For glaze: mix the sugar, butter and juice of half the lemon in a bowl. Add more lemon juice as required to get the consistency you want for the glaze. Glaze the scones hot from the oven.


Mira said...

this looks yummy!!

(and i don't even like scones that much. except for the bacon-cheddar kind. ;-)

Anonymous said...

by far the best application of meyer lemons i've ever encountered :)


c said...

the scones were really good - if a bit tarter than i'm used to. in any case, i really enjoyed it...thanks!

Shellie said...
This comment has been removed by the author.
Shellie said...

I made these this morning and they turned out wonderfully! I did make a few changes [due to lack of ingredients on hand and my need to experiment]...I didn't have any Meyer lemons or even enough regular lemons, so I used juice from 1 and 1/2 regular lemons and made up the rest with Key Lime Juice and I threw in some poppyseeds. I also used the Lemon/Lime juice for the glaze...mmmmmmm...they really are, um, were delicious! Thanks for sharing your recipe!

Anonymous said...

I have a few meyer lemons from a friends garden and was looking for a lemon scone recipe. Thanks, for the tips.

Nicole said...

My husband and I made these scones tonight. We couldn't find Meyer Lemons, so we used regular lemons. We substituted one tablespoon of lemon juice with water and used only one teaspoon of zest in the mix (We figured that the regular lemons would be tangier than the Meyer Lemons.).
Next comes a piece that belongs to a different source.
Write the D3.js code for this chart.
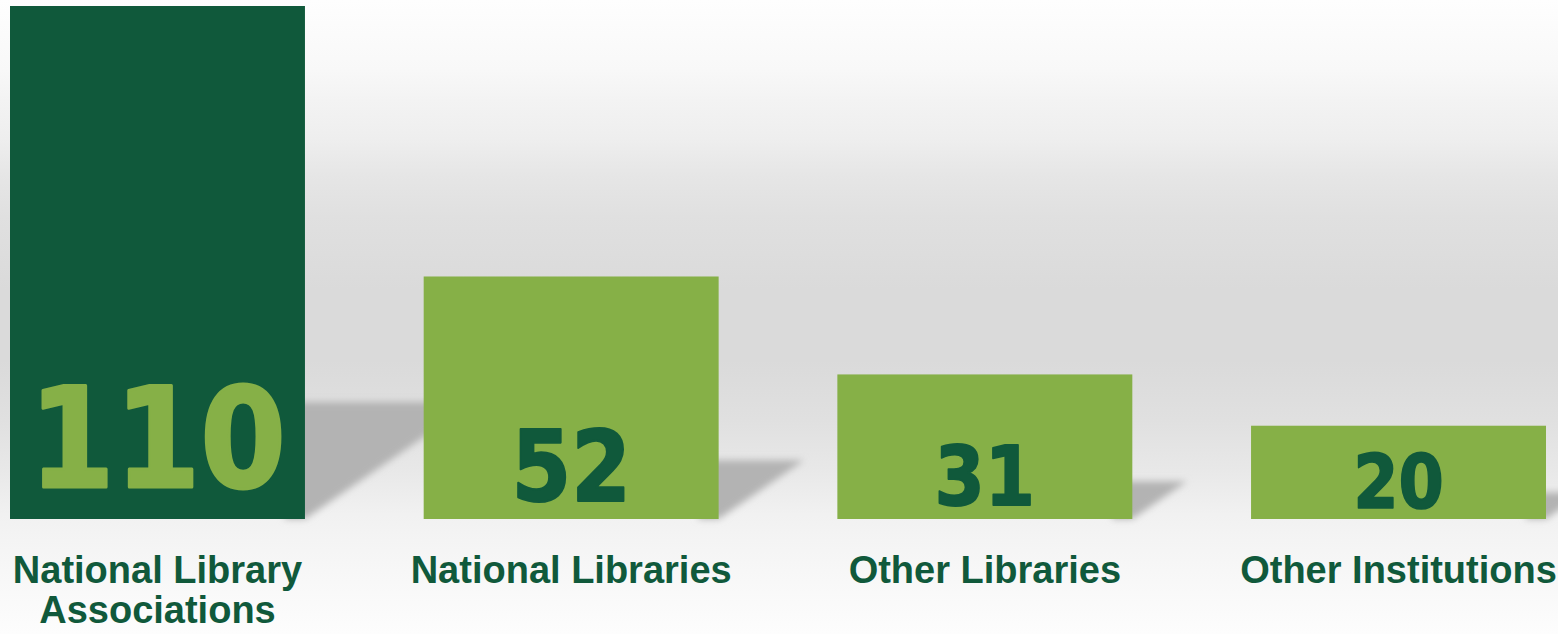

They came out beautifully! We aren't bakers, and this was super easy. We enjoyed them with some irish breakfast tea with milk and sugar. YUMMMY!

hillary said...

Thanks for this recipe! I also made them with regular lemons and followed the previous commenter's suggestion to substitute a little water in the lemon juice to dilute it. I doubled the recipe to make 16, and they came out beautifully!